◆ AIM OF THE EXERCISE:
Reproduce, character for character, the lines below from the first through the one with "W, H = 627, 450". Leave pictures out.
-------
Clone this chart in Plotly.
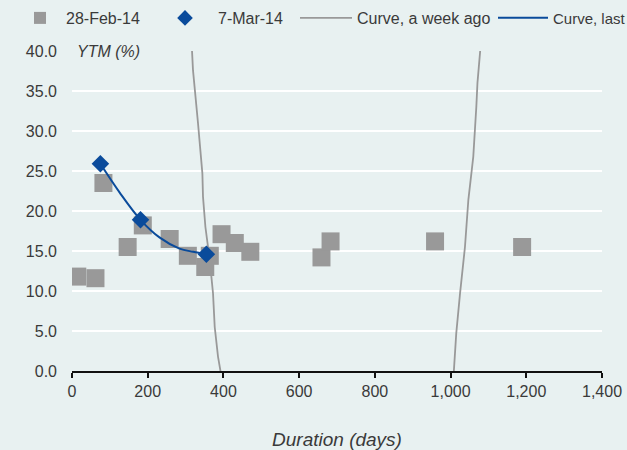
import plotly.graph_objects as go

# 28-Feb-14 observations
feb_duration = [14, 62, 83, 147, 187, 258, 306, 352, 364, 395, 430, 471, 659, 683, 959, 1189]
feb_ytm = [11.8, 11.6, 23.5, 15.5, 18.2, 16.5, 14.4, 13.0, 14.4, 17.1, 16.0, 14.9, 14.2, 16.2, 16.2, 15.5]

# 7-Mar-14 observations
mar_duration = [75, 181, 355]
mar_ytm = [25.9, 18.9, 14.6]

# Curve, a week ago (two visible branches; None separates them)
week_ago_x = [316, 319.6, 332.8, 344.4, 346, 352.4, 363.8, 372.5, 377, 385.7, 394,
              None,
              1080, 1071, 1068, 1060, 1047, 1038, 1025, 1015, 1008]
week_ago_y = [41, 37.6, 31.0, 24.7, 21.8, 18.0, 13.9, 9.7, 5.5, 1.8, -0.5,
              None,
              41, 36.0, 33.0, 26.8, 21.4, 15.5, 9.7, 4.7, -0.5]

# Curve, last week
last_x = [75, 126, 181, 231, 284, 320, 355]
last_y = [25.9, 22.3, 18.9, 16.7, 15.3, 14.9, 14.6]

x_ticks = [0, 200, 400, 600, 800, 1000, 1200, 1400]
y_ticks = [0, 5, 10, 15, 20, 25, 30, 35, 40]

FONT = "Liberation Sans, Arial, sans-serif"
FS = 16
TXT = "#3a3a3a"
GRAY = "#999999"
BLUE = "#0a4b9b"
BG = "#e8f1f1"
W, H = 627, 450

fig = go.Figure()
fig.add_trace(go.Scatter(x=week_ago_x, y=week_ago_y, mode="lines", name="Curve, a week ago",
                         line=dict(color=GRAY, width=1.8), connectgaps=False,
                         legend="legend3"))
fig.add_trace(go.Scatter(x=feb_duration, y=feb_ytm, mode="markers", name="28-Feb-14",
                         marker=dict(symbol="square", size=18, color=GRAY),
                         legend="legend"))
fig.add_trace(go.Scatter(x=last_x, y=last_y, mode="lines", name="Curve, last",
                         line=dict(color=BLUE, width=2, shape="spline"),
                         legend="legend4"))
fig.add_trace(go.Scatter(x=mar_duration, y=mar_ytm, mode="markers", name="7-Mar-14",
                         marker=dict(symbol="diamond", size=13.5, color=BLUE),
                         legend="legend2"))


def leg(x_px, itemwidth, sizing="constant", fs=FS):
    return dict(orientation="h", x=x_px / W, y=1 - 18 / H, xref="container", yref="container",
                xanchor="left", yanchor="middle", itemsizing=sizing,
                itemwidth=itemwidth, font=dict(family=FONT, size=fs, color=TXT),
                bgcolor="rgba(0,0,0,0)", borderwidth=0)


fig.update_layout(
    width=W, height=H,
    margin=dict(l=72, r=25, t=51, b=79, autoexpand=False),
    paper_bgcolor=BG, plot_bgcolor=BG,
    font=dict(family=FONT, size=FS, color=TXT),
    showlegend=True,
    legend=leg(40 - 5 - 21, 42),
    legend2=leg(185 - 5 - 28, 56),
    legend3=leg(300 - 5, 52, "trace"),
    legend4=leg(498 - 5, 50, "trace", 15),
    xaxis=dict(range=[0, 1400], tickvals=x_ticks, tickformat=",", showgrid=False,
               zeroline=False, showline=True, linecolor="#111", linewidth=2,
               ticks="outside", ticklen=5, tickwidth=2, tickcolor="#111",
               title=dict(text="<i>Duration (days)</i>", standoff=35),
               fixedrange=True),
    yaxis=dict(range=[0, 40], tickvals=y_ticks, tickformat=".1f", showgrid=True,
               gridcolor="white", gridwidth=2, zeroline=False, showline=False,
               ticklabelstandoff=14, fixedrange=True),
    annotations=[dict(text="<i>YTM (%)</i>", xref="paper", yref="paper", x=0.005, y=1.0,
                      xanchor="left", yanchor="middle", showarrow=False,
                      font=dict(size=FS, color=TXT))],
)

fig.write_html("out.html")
-------
◆ THE REPLY:
Clone this chart in Plotly.
import plotly.graph_objects as go

# 28-Feb-14 observations
feb_duration = [14, 62, 83, 147, 187, 258, 306, 352, 364, 395, 430, 471, 659, 683, 959, 1189]
feb_ytm = [11.8, 11.6, 23.5, 15.5, 18.2, 16.5, 14.4, 13.0, 14.4, 17.1, 16.0, 14.9, 14.2, 16.2, 16.2, 15.5]

# 7-Mar-14 observations
mar_duration = [75, 181, 355]
mar_ytm = [25.9, 18.9, 14.6]

# Curve, a week ago (two visible branches; None separates them)
week_ago_x = [316, 319.6, 332.8, 344.4, 346, 352.4, 363.8, 372.5, 377, 385.7, 394,
              None,
              1080, 1071, 1068, 1060, 1047, 1038, 1025, 1015, 1008]
week_ago_y = [41, 37.6, 31.0, 24.7, 21.8, 18.0, 13.9, 9.7, 5.5, 1.8, -0.5,
              None,
              41, 36.0, 33.0, 26.8, 21.4, 15.5, 9.7, 4.7, -0.5]

# Curve, last week
last_x = [75, 126, 181, 231, 284, 320, 355]
last_y = [25.9, 22.3, 18.9, 16.7, 15.3, 14.9, 14.6]

x_ticks = [0, 200, 400, 600, 800, 1000, 1200, 1400]
y_ticks = [0, 5, 10, 15, 20, 25, 30, 35, 40]

FONT = "Liberation Sans, Arial, sans-serif"
FS = 16
TXT = "#3a3a3a"
GRAY = "#999999"
BLUE = "#0a4b9b"
BG = "#e8f1f1"
W, H = 627, 450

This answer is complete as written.